Data:
====================

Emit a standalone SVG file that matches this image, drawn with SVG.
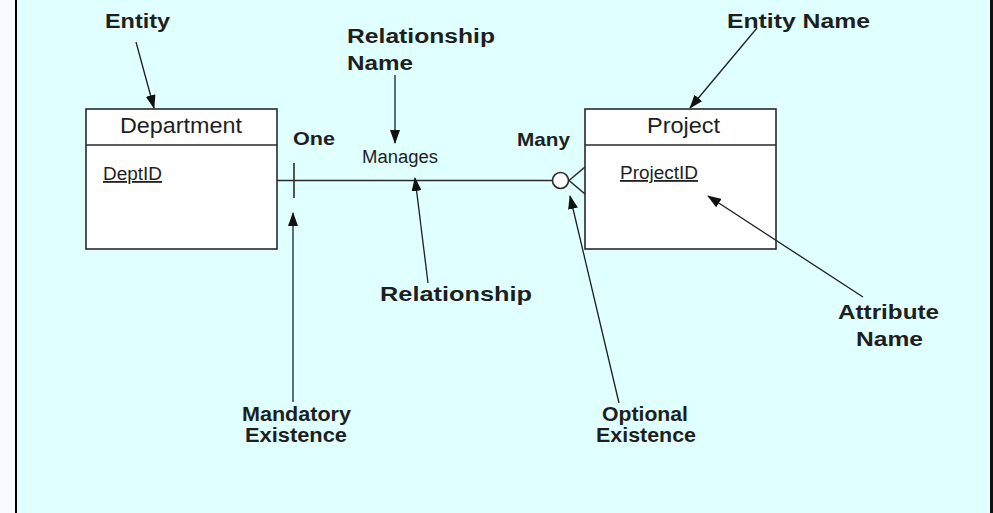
<svg xmlns="http://www.w3.org/2000/svg" width="993" height="513" viewBox="0 0 993 513">
  <style>
    .label { font-family: "Liberation Sans", Arial, sans-serif; font-weight: bold; fill: #1e1e1e; }
    .name { font-family: "Liberation Sans", Arial, sans-serif; font-weight: normal; fill: #1e1e1e; }
    .box { fill: #ffffff; stroke: #2a2a2a; stroke-width: 1.6; }
    .rule { stroke: #2a2a2a; stroke-width: 1.6; fill: none; }
    .pointer { stroke: #1e1e1e; stroke-width: 1.3; fill: none; marker-end: url(#head); }
  </style>
  <defs>
    <marker id="head" viewBox="0 0 14 10" refX="13" refY="5" markerWidth="14" markerHeight="10" markerUnits="userSpaceOnUse" orient="auto">
      <path d="M0,0 L14,5 L0,10 Z" fill="#111"/>
    </marker>
  </defs>

  <!-- page and frame -->
  <rect x="0" y="0" width="993" height="513" fill="#f8fbff"/>
  <rect x="17" y="0" width="973" height="513" fill="#e0ffff"/>
  <rect x="15" y="0" width="2" height="513" fill="#000"/>
  <rect x="990" y="0" width="3" height="513" fill="#111"/>

  <!-- entity: Department -->
  <g id="department">
    <rect class="box" x="86" y="109" width="191" height="140"/>
    <line class="rule" x1="86" y1="145" x2="277" y2="145"/>
    <text class="name" x="120" y="133" font-size="22" textLength="122" lengthAdjust="spacingAndGlyphs">Department</text>
    <text class="name" x="103" y="180" font-size="18" textLength="59" lengthAdjust="spacingAndGlyphs" text-decoration="underline">DeptID</text>
  </g>

  <!-- entity: Project -->
  <g id="project">
    <rect class="box" x="585" y="109" width="191" height="140"/>
    <line class="rule" x1="585" y1="145" x2="776" y2="145"/>
    <text class="name" x="647" y="133" font-size="22" textLength="73" lengthAdjust="spacingAndGlyphs">Project</text>
    <text class="name" x="620" y="179" font-size="18" textLength="78" lengthAdjust="spacingAndGlyphs" text-decoration="underline">ProjectID</text>
  </g>

  <!-- relationship: Manages, one-to-many -->
  <g id="connectors">
    <line class="rule" x1="277" y1="180.5" x2="552" y2="180.5"/>
    <line class="rule" x1="294" y1="163" x2="294" y2="198"/>
    <circle cx="560.5" cy="180.5" r="8" fill="#ffffff" stroke="#2a2a2a" stroke-width="1.6"/>
    <line class="rule" x1="569" y1="180.5" x2="585" y2="167"/>
    <line class="rule" x1="569" y1="180.5" x2="585" y2="194"/>
  </g>
  <g id="relationship-labels">
    <text class="name" x="362" y="163" font-size="18" textLength="76" lengthAdjust="spacingAndGlyphs">Manages</text>
    <text class="label" x="293" y="145" font-size="19" textLength="42" lengthAdjust="spacingAndGlyphs">One</text>
    <text class="label" x="517" y="146" font-size="19" textLength="53" lengthAdjust="spacingAndGlyphs">Many</text>
  </g>

  <!-- callouts -->
  <g id="callout-entity">
    <text class="label" x="105" y="28" font-size="21" textLength="65" lengthAdjust="spacingAndGlyphs">Entity</text>
    <line class="pointer" x1="136" y1="42" x2="154" y2="108"/>
  </g>
  <g id="callout-entity-name">
    <text class="label" x="727" y="28" font-size="21" textLength="143" lengthAdjust="spacingAndGlyphs">Entity Name</text>
    <line class="pointer" x1="757" y1="28" x2="690" y2="108"/>
  </g>
  <g id="callout-relationship-name">
    <text class="label" x="347" y="43" font-size="20" textLength="148" lengthAdjust="spacingAndGlyphs">Relationship</text>
    <text class="label" x="347" y="70" font-size="20" textLength="66" lengthAdjust="spacingAndGlyphs">Name</text>
    <line class="pointer" x1="395" y1="75" x2="395" y2="143"/>
  </g>
  <g id="callout-relationship">
    <text class="label" x="380" y="301" font-size="21" textLength="152" lengthAdjust="spacingAndGlyphs">Relationship</text>
    <line class="pointer" x1="428" y1="283" x2="415" y2="178"/>
  </g>
  <g id="callout-mandatory">
    <text class="label" x="242" y="421" font-size="20" textLength="109" lengthAdjust="spacingAndGlyphs">Mandatory</text>
    <text class="label" x="245" y="442" font-size="20" textLength="102" lengthAdjust="spacingAndGlyphs">Existence</text>
    <line class="pointer" x1="293" y1="402" x2="293" y2="213"/>
  </g>
  <g id="callout-optional">
    <text class="label" x="602" y="421" font-size="20" textLength="86" lengthAdjust="spacingAndGlyphs">Optional</text>
    <text class="label" x="596" y="442" font-size="20" textLength="100" lengthAdjust="spacingAndGlyphs">Existence</text>
    <line class="pointer" x1="619" y1="403" x2="570" y2="196"/>
  </g>
  <g id="callout-attribute-name">
    <text class="label" x="838" y="319" font-size="20" textLength="101" lengthAdjust="spacingAndGlyphs">Attribute</text>
    <text class="label" x="856" y="346" font-size="20" textLength="67" lengthAdjust="spacingAndGlyphs">Name</text>
    <line class="pointer" x1="863" y1="297" x2="708" y2="196"/>
  </g>
</svg>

====================

What the task asks:
Omit the pictures, then quote the rest of the material above exactly.

In response:
Emit a standalone SVG file that matches this image, drawn with SVG.
<svg xmlns="http://www.w3.org/2000/svg" width="993" height="513" viewBox="0 0 993 513">
  <style>
    .label { font-family: "Liberation Sans", Arial, sans-serif; font-weight: bold; fill: #1e1e1e; }
    .name { font-family: "Liberation Sans", Arial, sans-serif; font-weight: normal; fill: #1e1e1e; }
    .box { fill: #ffffff; stroke: #2a2a2a; stroke-width: 1.6; }
    .rule { stroke: #2a2a2a; stroke-width: 1.6; fill: none; }
    .pointer { stroke: #1e1e1e; stroke-width: 1.3; fill: none; marker-end: url(#head); }
  </style>
  <defs>
    <marker id="head" viewBox="0 0 14 10" refX="13" refY="5" markerWidth="14" markerHeight="10" markerUnits="userSpaceOnUse" orient="auto">
      <path d="M0,0 L14,5 L0,10 Z" fill="#111"/>
    </marker>
  </defs>

  <!-- page and frame -->
  <rect x="0" y="0" width="993" height="513" fill="#f8fbff"/>
  <rect x="17" y="0" width="973" height="513" fill="#e0ffff"/>
  <rect x="15" y="0" width="2" height="513" fill="#000"/>
  <rect x="990" y="0" width="3" height="513" fill="#111"/>

  <!-- entity: Department -->
  <g id="department">
    <rect class="box" x="86" y="109" width="191" height="140"/>
    <line class="rule" x1="86" y1="145" x2="277" y2="145"/>
    <text class="name" x="120" y="133" font-size="22" textLength="122" lengthAdjust="spacingAndGlyphs">Department</text>
    <text class="name" x="103" y="180" font-size="18" textLength="59" lengthAdjust="spacingAndGlyphs" text-decoration="underline">DeptID</text>
  </g>

  <!-- entity: Project -->
  <g id="project">
    <rect class="box" x="585" y="109" width="191" height="140"/>
    <line class="rule" x1="585" y1="145" x2="776" y2="145"/>
    <text class="name" x="647" y="133" font-size="22" textLength="73" lengthAdjust="spacingAndGlyphs">Project</text>
    <text class="name" x="620" y="179" font-size="18" textLength="78" lengthAdjust="spacingAndGlyphs" text-decoration="underline">ProjectID</text>
  </g>

  <!-- relationship: Manages, one-to-many -->
  <g id="connectors">
    <line class="rule" x1="277" y1="180.5" x2="552" y2="180.5"/>
    <line class="rule" x1="294" y1="163" x2="294" y2="198"/>
    <circle cx="560.5" cy="180.5" r="8" fill="#ffffff" stroke="#2a2a2a" stroke-width="1.6"/>
    <line class="rule" x1="569" y1="180.5" x2="585" y2="167"/>
    <line class="rule" x1="569" y1="180.5" x2="585" y2="194"/>
  </g>
  <g id="relationship-labels">
    <text class="name" x="362" y="163" font-size="18" textLength="76" lengthAdjust="spacingAndGlyphs">Manages</text>
    <text class="label" x="293" y="145" font-size="19" textLength="42" lengthAdjust="spacingAndGlyphs">One</text>
    <text class="label" x="517" y="146" font-size="19" textLength="53" lengthAdjust="spacingAndGlyphs">Many</text>
  </g>

  <!-- callouts -->
  <g id="callout-entity">
    <text class="label" x="105" y="28" font-size="21" textLength="65" lengthAdjust="spacingAndGlyphs">Entity</text>
    <line class="pointer" x1="136" y1="42" x2="154" y2="108"/>
  </g>
  <g id="callout-entity-name">
    <text class="label" x="727" y="28" font-size="21" textLength="143" lengthAdjust="spacingAndGlyphs">Entity Name</text>
    <line class="pointer" x1="757" y1="28" x2="690" y2="108"/>
  </g>
  <g id="callout-relationship-name">
    <text class="label" x="347" y="43" font-size="20" textLength="148" lengthAdjust="spacingAndGlyphs">Relationship</text>
    <text class="label" x="347" y="70" font-size="20" textLength="66" lengthAdjust="spacingAndGlyphs">Name</text>
    <line class="pointer" x1="395" y1="75" x2="395" y2="143"/>
  </g>
  <g id="callout-relationship">
    <text class="label" x="380" y="301" font-size="21" textLength="152" lengthAdjust="spacingAndGlyphs">Relationship</text>
    <line class="pointer" x1="428" y1="283" x2="415" y2="178"/>
  </g>
  <g id="callout-mandatory">
    <text class="label" x="242" y="421" font-size="20" textLength="109" lengthAdjust="spacingAndGlyphs">Mandatory</text>
    <text class="label" x="245" y="442" font-size="20" textLength="102" lengthAdjust="spacingAndGlyphs">Existence</text>
    <line class="pointer" x1="293" y1="402" x2="293" y2="213"/>
  </g>
  <g id="callout-optional">
    <text class="label" x="602" y="421" font-size="20" textLength="86" lengthAdjust="spacingAndGlyphs">Optional</text>
    <text class="label" x="596" y="442" font-size="20" textLength="100" lengthAdjust="spacingAndGlyphs">Existence</text>
    <line class="pointer" x1="619" y1="403" x2="570" y2="196"/>
  </g>
  <g id="callout-attribute-name">
    <text class="label" x="838" y="319" font-size="20" textLength="101" lengthAdjust="spacingAndGlyphs">Attribute</text>
    <text class="label" x="856" y="346" font-size="20" textLength="67" lengthAdjust="spacingAndGlyphs">Name</text>
    <line class="pointer" x1="863" y1="297" x2="708" y2="196"/>
  </g>
</svg>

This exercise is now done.